[BEGIN DATA PROVIDED]

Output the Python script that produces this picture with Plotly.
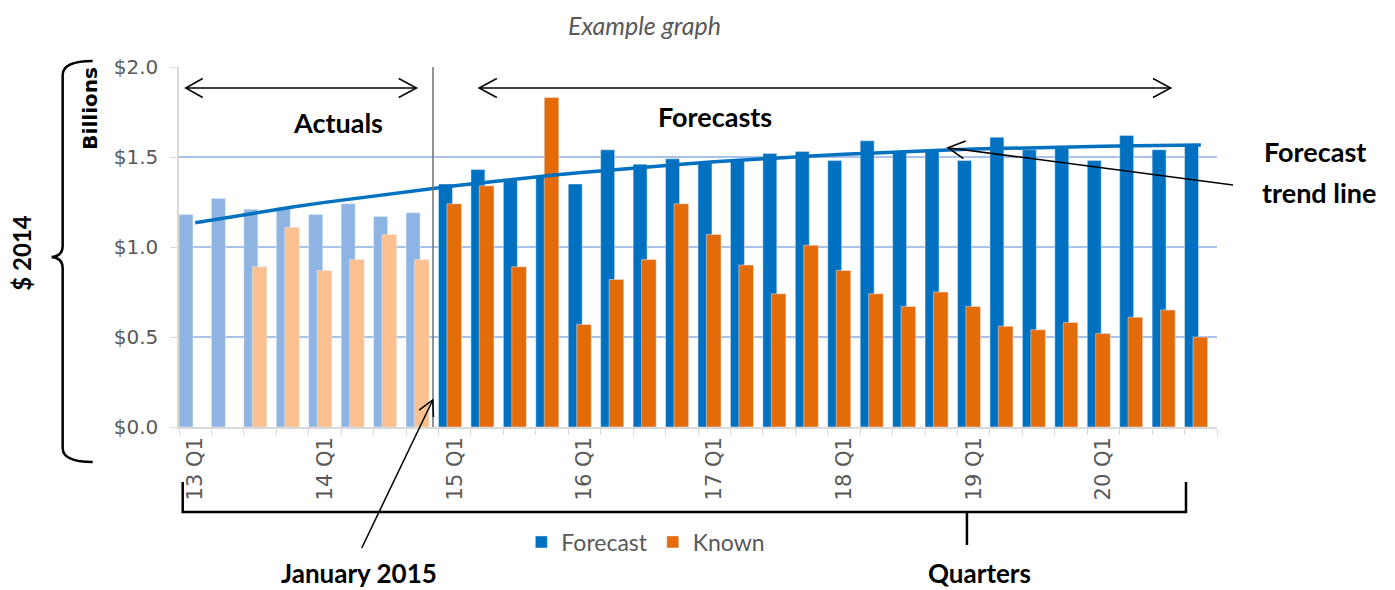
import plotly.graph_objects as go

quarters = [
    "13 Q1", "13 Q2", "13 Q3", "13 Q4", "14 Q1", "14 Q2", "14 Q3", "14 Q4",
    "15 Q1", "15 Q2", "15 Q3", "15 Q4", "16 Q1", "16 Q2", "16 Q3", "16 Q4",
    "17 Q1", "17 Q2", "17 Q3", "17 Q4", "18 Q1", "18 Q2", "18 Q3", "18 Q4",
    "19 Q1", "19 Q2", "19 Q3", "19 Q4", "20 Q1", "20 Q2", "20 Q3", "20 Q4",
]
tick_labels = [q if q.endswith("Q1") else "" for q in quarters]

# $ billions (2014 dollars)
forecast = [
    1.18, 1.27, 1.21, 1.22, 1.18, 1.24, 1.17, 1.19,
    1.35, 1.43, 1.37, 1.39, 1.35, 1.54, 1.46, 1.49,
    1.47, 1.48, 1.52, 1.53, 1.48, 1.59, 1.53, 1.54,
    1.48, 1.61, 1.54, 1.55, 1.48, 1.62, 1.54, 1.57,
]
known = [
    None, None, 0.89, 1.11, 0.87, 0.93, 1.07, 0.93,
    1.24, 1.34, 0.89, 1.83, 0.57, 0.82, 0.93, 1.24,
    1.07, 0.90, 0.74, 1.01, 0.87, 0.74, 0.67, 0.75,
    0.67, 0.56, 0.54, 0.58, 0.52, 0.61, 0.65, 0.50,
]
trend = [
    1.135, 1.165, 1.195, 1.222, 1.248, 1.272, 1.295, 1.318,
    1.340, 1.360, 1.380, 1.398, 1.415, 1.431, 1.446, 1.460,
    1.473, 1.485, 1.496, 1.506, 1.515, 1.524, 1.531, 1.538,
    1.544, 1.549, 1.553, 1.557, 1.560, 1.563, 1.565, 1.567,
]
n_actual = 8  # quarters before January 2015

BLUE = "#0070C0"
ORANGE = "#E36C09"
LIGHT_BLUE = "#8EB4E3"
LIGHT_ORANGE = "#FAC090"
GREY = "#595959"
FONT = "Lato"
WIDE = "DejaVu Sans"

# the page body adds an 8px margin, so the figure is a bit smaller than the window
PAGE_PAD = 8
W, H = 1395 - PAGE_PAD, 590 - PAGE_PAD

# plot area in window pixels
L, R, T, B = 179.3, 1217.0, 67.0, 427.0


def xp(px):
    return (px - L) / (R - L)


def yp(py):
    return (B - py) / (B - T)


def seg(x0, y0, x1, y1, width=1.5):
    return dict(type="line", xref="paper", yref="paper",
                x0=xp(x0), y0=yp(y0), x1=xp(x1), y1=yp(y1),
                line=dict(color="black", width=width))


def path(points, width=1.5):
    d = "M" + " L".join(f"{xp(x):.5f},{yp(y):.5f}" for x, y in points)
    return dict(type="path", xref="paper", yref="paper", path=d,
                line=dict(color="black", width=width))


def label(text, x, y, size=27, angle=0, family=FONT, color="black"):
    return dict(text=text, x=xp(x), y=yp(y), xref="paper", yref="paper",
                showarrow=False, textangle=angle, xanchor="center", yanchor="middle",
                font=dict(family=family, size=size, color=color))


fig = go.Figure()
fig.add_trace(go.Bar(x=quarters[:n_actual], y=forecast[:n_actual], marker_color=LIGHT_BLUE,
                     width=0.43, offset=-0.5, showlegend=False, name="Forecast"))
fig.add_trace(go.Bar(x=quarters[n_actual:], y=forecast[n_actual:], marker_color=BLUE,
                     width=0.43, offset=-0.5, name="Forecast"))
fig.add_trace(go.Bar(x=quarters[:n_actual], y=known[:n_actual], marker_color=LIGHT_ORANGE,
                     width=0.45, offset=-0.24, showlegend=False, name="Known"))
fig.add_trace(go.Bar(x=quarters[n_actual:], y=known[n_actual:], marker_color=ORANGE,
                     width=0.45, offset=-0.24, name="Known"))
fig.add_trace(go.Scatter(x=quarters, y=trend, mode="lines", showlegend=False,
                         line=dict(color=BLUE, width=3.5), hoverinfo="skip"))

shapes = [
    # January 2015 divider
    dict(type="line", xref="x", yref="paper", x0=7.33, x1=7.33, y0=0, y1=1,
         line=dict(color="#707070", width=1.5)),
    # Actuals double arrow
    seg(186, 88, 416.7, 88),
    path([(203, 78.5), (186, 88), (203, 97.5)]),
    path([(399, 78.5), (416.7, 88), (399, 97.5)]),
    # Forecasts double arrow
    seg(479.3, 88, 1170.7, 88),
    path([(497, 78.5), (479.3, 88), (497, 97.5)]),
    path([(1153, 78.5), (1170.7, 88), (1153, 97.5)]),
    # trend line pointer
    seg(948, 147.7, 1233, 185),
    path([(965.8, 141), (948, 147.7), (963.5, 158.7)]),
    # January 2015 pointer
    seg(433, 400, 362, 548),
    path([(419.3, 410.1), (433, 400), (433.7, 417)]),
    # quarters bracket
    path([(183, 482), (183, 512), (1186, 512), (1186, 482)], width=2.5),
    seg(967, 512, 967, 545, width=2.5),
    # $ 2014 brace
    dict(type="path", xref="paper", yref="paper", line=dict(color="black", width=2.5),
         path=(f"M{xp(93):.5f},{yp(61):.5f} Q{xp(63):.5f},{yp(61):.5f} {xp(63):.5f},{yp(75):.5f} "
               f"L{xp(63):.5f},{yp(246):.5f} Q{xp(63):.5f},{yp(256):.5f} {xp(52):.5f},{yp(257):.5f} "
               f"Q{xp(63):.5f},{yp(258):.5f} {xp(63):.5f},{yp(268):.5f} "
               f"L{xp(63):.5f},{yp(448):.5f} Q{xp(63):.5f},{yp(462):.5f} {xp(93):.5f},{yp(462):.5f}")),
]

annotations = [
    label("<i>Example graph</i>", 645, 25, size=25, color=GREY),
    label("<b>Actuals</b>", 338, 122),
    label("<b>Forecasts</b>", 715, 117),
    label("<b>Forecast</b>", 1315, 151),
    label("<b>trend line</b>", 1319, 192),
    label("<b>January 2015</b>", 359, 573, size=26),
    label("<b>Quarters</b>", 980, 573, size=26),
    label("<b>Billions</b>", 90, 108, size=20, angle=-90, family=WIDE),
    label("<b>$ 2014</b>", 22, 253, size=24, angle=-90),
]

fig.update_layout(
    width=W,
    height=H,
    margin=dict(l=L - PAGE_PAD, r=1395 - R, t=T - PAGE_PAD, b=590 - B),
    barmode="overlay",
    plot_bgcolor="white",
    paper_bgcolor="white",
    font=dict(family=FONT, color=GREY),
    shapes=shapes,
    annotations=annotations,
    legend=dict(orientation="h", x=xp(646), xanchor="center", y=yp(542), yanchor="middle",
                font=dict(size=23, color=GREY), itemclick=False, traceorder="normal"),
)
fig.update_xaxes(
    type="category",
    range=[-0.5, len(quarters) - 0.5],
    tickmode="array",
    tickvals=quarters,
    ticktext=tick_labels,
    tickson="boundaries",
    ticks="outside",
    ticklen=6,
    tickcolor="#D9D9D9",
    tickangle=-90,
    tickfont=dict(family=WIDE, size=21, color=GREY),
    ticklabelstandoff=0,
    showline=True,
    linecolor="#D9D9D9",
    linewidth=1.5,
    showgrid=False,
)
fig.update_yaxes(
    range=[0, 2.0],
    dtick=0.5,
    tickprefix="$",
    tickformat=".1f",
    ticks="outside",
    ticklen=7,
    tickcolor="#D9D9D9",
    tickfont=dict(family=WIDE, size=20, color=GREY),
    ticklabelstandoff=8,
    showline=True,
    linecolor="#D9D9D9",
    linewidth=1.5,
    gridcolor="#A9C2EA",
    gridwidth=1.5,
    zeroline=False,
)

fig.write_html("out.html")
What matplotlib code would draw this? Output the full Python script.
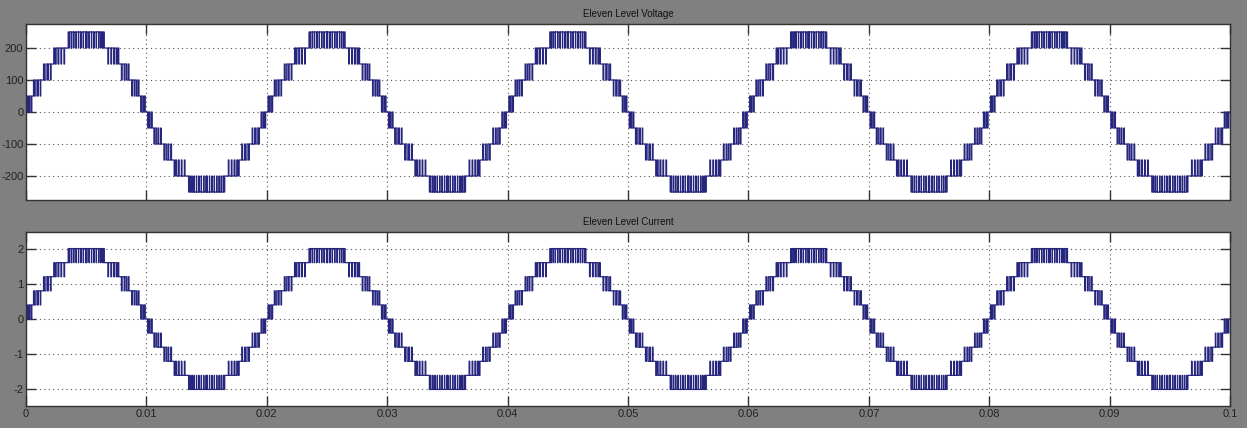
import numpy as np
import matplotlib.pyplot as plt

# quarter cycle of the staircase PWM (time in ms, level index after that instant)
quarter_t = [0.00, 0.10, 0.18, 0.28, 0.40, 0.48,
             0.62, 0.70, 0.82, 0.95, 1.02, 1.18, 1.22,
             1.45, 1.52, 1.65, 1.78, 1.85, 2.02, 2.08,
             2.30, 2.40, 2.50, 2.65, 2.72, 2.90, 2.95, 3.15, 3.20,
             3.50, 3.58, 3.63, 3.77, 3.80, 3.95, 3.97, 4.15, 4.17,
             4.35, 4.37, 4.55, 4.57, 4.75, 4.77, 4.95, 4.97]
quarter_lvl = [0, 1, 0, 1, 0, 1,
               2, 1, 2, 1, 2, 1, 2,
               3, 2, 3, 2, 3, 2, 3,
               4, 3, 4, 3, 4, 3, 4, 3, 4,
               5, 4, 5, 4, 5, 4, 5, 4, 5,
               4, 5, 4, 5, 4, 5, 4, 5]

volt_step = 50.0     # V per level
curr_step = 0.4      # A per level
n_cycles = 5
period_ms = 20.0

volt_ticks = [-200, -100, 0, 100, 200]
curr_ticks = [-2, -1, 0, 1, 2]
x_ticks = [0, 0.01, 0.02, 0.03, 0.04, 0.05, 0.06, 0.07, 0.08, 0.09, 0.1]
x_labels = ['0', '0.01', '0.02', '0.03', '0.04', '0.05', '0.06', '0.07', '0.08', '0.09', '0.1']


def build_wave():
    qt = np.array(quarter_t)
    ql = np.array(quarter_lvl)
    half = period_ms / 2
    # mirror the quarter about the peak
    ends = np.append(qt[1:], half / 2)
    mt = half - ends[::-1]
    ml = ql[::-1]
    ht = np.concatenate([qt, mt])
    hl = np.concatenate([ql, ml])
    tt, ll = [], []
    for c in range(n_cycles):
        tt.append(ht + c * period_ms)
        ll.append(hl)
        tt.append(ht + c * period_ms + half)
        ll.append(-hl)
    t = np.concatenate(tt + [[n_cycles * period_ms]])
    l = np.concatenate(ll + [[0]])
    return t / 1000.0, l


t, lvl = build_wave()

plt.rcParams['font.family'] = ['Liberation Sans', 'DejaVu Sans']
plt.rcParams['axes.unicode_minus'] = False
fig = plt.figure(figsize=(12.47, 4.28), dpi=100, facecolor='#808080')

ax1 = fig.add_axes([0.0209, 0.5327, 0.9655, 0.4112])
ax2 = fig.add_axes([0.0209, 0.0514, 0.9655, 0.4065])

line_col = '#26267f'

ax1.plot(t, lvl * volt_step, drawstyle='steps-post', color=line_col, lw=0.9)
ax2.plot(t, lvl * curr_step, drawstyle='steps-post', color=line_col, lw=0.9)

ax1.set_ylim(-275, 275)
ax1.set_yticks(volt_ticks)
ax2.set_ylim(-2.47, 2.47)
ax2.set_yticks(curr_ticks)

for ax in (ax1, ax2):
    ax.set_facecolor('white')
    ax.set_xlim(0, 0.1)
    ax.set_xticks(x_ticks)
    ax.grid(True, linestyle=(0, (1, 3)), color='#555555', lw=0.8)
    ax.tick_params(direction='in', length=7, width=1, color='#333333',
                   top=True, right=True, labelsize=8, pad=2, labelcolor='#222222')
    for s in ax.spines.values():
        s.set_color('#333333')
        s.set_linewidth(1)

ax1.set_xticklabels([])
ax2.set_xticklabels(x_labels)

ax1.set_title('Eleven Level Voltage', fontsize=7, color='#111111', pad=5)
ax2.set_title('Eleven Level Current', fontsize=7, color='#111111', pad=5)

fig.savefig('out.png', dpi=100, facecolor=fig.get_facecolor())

[END DATA PROVIDED]

## THE TASK
All lines above starting at the one with "What matplotlib code" and ending at the one with "import matplotlib.pyplot as plt", inclusive, are to be printed again exactly, with the pictures left out.

## RESULT OF THE EXERCISE
What matplotlib code would draw this? Output the full Python script.
import numpy as np
import matplotlib.pyplot as plt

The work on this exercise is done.